Grand enquêteur, homme de dossier, il légendait ses écrits par des textes de lois, des conventions, des décisions, des décrets, des arrêtés. Si bien que les mauvais commis de l’Etat et les cadres toxiques qu’ils traquaient n’avaient aucune chance d’ester en justice contre lui.

Les Préfets, sous-préfets, présidents de districts et de CRD étaient des proies favorites. Il les « massacrait » tous les lundis dans le satirique.

BML était un journaliste de terrain. Non un « desquier ». Très à l’aise dans la savane, sur les montagnes, le littéral, en Basse Côte. Aucun détail des dossiers de corruption ne lui échappait. Et c’était un régal de le lire.
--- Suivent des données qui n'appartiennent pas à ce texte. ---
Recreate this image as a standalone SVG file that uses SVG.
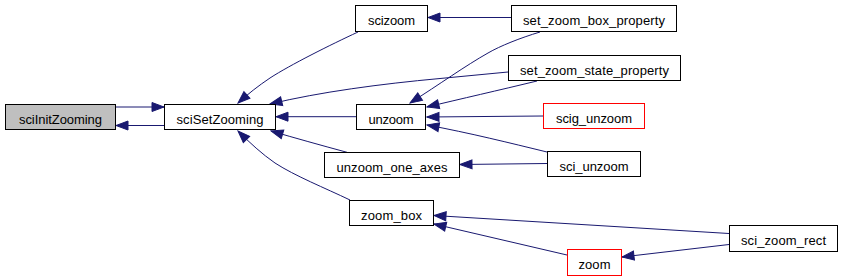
<svg xmlns="http://www.w3.org/2000/svg" width="842" height="278" viewBox="0 0 842 278">
<style>
.n rect{fill:#ffffff;stroke:#000000;stroke-width:1}
.n.g rect{fill:#bfbfbf}
.n.r rect{stroke:#ff0000}
.n text{font-family:"Liberation Sans",Arial,sans-serif;font-size:13px;fill:#000000;text-anchor:middle}
#edges path{fill:none;stroke:#191970;stroke-width:1;marker-end:url(#a)}
</style>
<defs>
<marker id="a" markerUnits="userSpaceOnUse" viewBox="-1 -6 14 12" markerWidth="14" markerHeight="12" refX="12" refY="0" orient="auto">
<path d="M0,-4.5 L12,0 L0,4.5 z" fill="#191970" stroke="#191970" stroke-width="1"/>
</marker>
</defs>
<rect width="842" height="278" fill="#ffffff"/>
<g id="edges">
<path d="M116,107 L164,107"/>
<path d="M164,125.5 L116,125.5"/>
<path d="M358,32 C330,45 290,65 270,78 C258,86 248,94 238,103"/>
<path d="M508,72 L440,78.5 C380,84 320,92 270,104"/>
<path d="M540,32 C520,38 500,46 488,53 C465,66 440,84 410,103"/>
<path d="M537,81 C500,90 460,99 427,107"/>
<path d="M543,116 L427,117"/>
<path d="M547,152 C510,143 470,133 427,125"/>
<path d="M547,163.5 L460,164.5"/>
<path d="M356,116.7 L276,116.7"/>
<path d="M347,152.3 C320,145 295,138 271,131"/>
<path d="M350,200 C325,188 295,176 275,163 C262,154 250,143 238,131"/>
<path d="M729,233.5 L434,215.5"/>
<path d="M567,255 L434,224"/>
<path d="M729,244.5 L622,257"/>
<path d="M511,17.5 L428,17.5"/>
</g>
<g id="sciInitZooming" class="n g"><rect x="5.5" y="104.5" width="110" height="25"/><text x="60.5" y="123.5" textLength="83" lengthAdjust="spacing">sciInitZooming</text></g>
<g id="sciSetZooming" class="n"><rect x="164.5" y="104.5" width="111" height="25"/><text x="220" y="123.5" textLength="87" lengthAdjust="spacing">sciSetZooming</text></g>
<g id="scizoom" class="n"><rect x="355.5" y="5.5" width="72" height="26"/><text x="391.5" y="25" textLength="47" lengthAdjust="spacing">scizoom</text></g>
<g id="unzoom" class="n"><rect x="356.5" y="104.5" width="69" height="25"/><text x="391" y="123.5" textLength="45" lengthAdjust="spacing">unzoom</text></g>
<g id="unzoom_one_axes" class="n"><rect x="324.5" y="152.5" width="135" height="25"/><text x="392" y="171.5" textLength="111" lengthAdjust="spacing">unzoom_one_axes</text></g>
<g id="zoom_box" class="n"><rect x="349.5" y="200.5" width="84" height="25"/><text x="391.5" y="219.5" textLength="61" lengthAdjust="spacing">zoom_box</text></g>
<g id="set_zoom_box_property" class="n"><rect x="511.5" y="5.5" width="165" height="26"/><text x="594" y="25" textLength="142" lengthAdjust="spacing">set_zoom_box_property</text></g>
<g id="set_zoom_state_property" class="n"><rect x="508.5" y="55.5" width="172" height="25"/><text x="594.5" y="74.5" textLength="149" lengthAdjust="spacing">set_zoom_state_property</text></g>
<g id="scig_unzoom" class="n r"><rect x="543.5" y="103.5" width="101" height="25"/><text x="594" y="122.5" textLength="76" lengthAdjust="spacing">scig_unzoom</text></g>
<g id="sci_unzoom" class="n"><rect x="547.5" y="151.5" width="93" height="25"/><text x="594" y="170.5" textLength="69" lengthAdjust="spacing">sci_unzoom</text></g>
<g id="sci_zoom_rect" class="n"><rect x="729.5" y="225.5" width="108" height="26"/><text x="783.5" y="245" textLength="85" lengthAdjust="spacing">sci_zoom_rect</text></g>
<g id="zoom" class="n r"><rect x="567.5" y="249.5" width="54" height="26"/><text x="594.5" y="269" textLength="32" lengthAdjust="spacing">zoom</text></g>
</svg>
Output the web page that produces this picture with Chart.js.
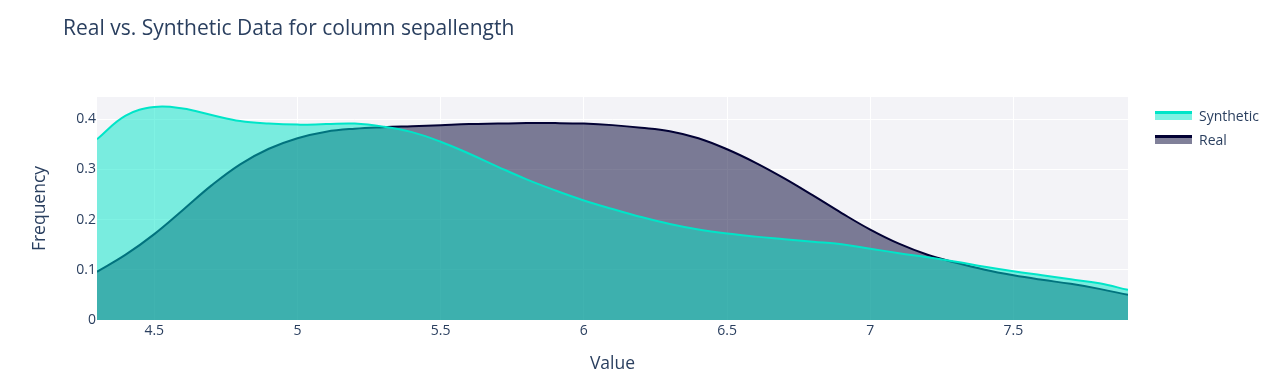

C’était un farouche opposant à l’injustice, à l’arbitraire, à l’ethnocentrisme et à l’ethnicisme sous toutes ses formes. Il a combattu le projet Manding Djalon que le régime Alpha Grimpeur ourdissait en Moyenne-Guinée. Il a lutté contre les voleurs de bétail, ceux qui détournent aussi les royalties allouées aux localités qui abritent les compagnies minières. Journaliste et agent de développement local, BML connaissait parfaitement le code foncier, le code des collectivités, le code domanial. C’étaient les fouets qu’il a toujours maniés contre la malgouvernance sous Conté, sous Dadis, sous Général Konaté, sous Alpha Grimpeur.

La bête noire de l’administration locale, de Cona-cris à Yomou

BML était aussi un acteur de la défense des droits de l’homme. Il a lutté même pour les droits des plus démunis. Il a rappelé que nul n’est au-dessus de la loi. Mais, qu’il fallait régler au cas par cas les échéances et sans faire des victimes.

Vous voyez que ce grand journaliste qui nous quitte après avoir pleinement rempli sa partition de journaliste au service des plus démunis. Il n’y a pas lieu de le pleurer. Il a rempli sa feuille de route. Il nous verra à l’œuvre, nous autres, scribouillards

Monsieur Haut, comme j’aimais à vous appeler, merci pour tout. Votre départ en devancier nous amène à rendre grâce à Dieu et à Le prier de vous accorder de ses meilleurs gratte-ciel du paradis. Nous garderons de vous l’excellent, le pur et le dur journaliste.

Je regrette une seule chose: vos deux, voire trois appels WhatsApp. Était-ce certainement pour me dire les adieux avec votre humour habituel ? Certainement.

Nous avions fait nos valises, pour vous accompagner, entre monts et vallées, chez nous à Pita. Mais, le destin a voulu qu’on vous inhume là-bas, à Montréal, loin de nous. Ainsi va la vie. Le bourlingueur au finish. Chapeau, Monsieur Haut. Qu’on vous inhume. Dormez bien, cher frère, cher maître. Nous ne vous oublierons pas si tôt.